NVIDIA (NVDA 2.81%) held its annual GPU Technology Conference (GTC 2018) between March 25 and 29, where it unveiled a lot of new products, chips, and technologies. Let's take a closer look at the chipmaker's six biggest revelations.

1. A medical supercomputer

NVIDIA unveiled Project Clara, a "medical imaging supercomputer" powered by the chipmaker's vGPUs (virtual GPUs) in the cloud. Clara's use of virtual horsepower makes the platform -- which connects to a wide variety of medical instruments -- easily scalable.

NVIDIA founder and CEO Jensen Huang.

NVIDIA founder and CEO Jensen Huang. Image source: NVIDIA.

NVIDIA believes Project Clara will modernize older imaging scanners, which can't be updated with the latest technologies. Those legacy devices, which have limited AI and image processing capabilities, can remotely connect to Clara to gain significant performance boosts.

2. The Quadro GV100

For the professional visualization market, NVIDIA unveiled the Quadro GV100, a Volta-based card with 32GB of HBM2 memory, 5,120 CUDA cores, and 640 Tensor cores for deep learning purposes. That's a big jump from last year's Quadro GP100, which had 16GB of HBM2 memory, 3,584 CUDA cores, and no Tensor cores.

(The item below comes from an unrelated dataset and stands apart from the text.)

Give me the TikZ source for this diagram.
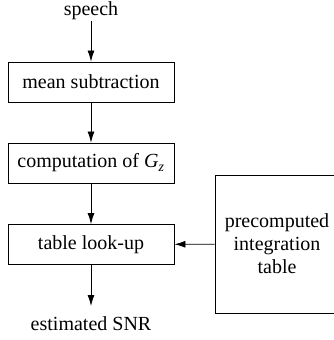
\documentclass[tikz,border=0pt]{standalone}
\usepackage{fontspec}
\setmainfont{Liberation Serif}
\usetikzlibrary{arrows.meta}
\tikzset{   block/.style = {rectangle, draw = black, line width = 0.9pt, fill = white, minimum width = 166pt, minimum height = 40pt, inner sep = 0pt},
            table/.style = {rectangle, draw = black, line width = 0.9pt, fill = white, minimum width = 124pt, minimum height = 138pt, align = center, inner sep = 0pt},
            flow/.style = {line width = 0.8pt, -{Latex[length=11pt,width=7pt]}}}

\begin{document}
\begin{tikzpicture}[x=1pt,y=-1pt,font=\fontsize{20}{24}\selectfont]
                        \useasboundingbox (0,0) rectangle (334,340);
                        \node[anchor=base] (speech) at (91, 15.5) {speech};
                        \node[block] (mean) at (91, 82) {mean subtraction};
                        \node[block] (comp) at (91, 163) {computation of \textit{G}\textsubscript{\textit{z}}};
                        \node[block] (lookup) at (91, 244.5) {table look-up};
                        \node[anchor=base] (snr) at (91, 330) {estimated SNR};
                        \node[table] (pre) at (277, 244) {precomputed\\[-1pt] integration\\[-1pt] table};
                        \draw[flow] (91, 21) -- (mean);
                        \draw[flow] (mean) -- (comp);
                        \draw[flow] (comp) -- (lookup);
                        \draw[flow] (lookup) -- (91, 306);
                        \draw[flow] (pre) -- (lookup);
                      \end{tikzpicture}
\end{document}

A single card will cost $9,000. Two cards can be joined with NVLink 2, which is similar to its SLI feature for mainstream cards. NVIDIA plans to use the Quadro GV100 to showcase its RTX technology, which introduces real-time ray-tracing for media applications. NVIDIA claims that the Quadro V100 can "do complex renders up to 10x faster than with a CPU alone," and that workstation users "can create interactive, photoreal visualizations of massive 3D models -- all in real time."

The Quadro GV100.

Image source NVIDIA.

3. The DGX-2

Last year, NVIDIA introduced the DGX-1 supercomputer, which put the power of "400 servers" in a single box. That $149,000 box is powered by eight Volta-based Tesla GPUs and two 20-core Intel (INTC 1.04%) Xeon processors.

NVIDIA unveiled its big brother, the DGX-2, at GTC. The $399,000 rack is powered by 16 Volta-based Tesla GPUs, which gives it twice the number of CUDA cores at the DGX-1, and two Xeon CPUs. It's also equipped with NVIDIA's suite of deep learning software for data scientists.

4. The new Tesla V100

NVIDIA also upgraded its Tesla V100 GPUs from 16GB of HBM2 memory to 32GB. That upgrade could strengthen NVIDIA's data center business, which more than doubled its revenues annually last quarter. It could also exacerbate the current shortage of memory chips worldwide.

The new 32GB Tesla V100.

Image source: NVIDIA.

Several major customers -- including IBM, Hewlett-Packard Enterprise, and Dell EMC -- plan to install the new Tesla V100 in their data centers during the second quarter. Tom's Hardware expects the units to "fly off shelves as the data center continues its transition to AI-centric architectures."

5. New Drive computers

On the automotive front, NVIDIA showcased Drive Pegasus, its newest and most powerful version of the Drive PX supercomputer for autonomous cars. The Pegasus is powered by two Tesla V100s and two Xavier Tegra systems on a chip (or SoCs), which crunch 320 trillion operations per second to analyze the constant flow of data from 360-degree cameras and LIDAR systems. The Pegasus, which remains in development, is aimed at level 5 (fully autonomous) vehicles.

NVIDIA also showcased Pegasus' little brother, Drive Xavier, which handles 30 trillion operations per second with a custom eight-core ARM64 CPU and a Volta GPU. NVIDIA claims that the Xavier is the "world's most powerful SoC," and will also power level 5 driverless vehicles.

6. A VR-driven vehicle

NVIDIA is commonly associated with driverless cars, but the chipmaker introduced a brand new approach to vehicles with a VR-driven car. During the conference, NVIDIA synchronized its Holodeck software, which places users in VR environments, with an HTC Vive VR headset, driving simulation controls, and a Ford Fusion parked behind the convention center.

NVIDIA's Holodeck.

NVIDIA's Holodeck. Image source: NVIDIA.

During the demo, a driver in a VR headset entered the "virtual car" on the Holodeck and drove the empty Fusion around the parking lot. NVIDIA CEO Jensen Huang admitted that the demo was merely a proof of concept, but the technology has fascinating applications for any industry that could benefit from VR-controlled machines.

The bottom line

NVIDIA's GTC announcements reinforce its reputation as the chipmaker of the future. These new products -- which focus on cloud-based computing, professional visualization, AI, cars, and automation -- could propel the stock to even higher levels over the next few years.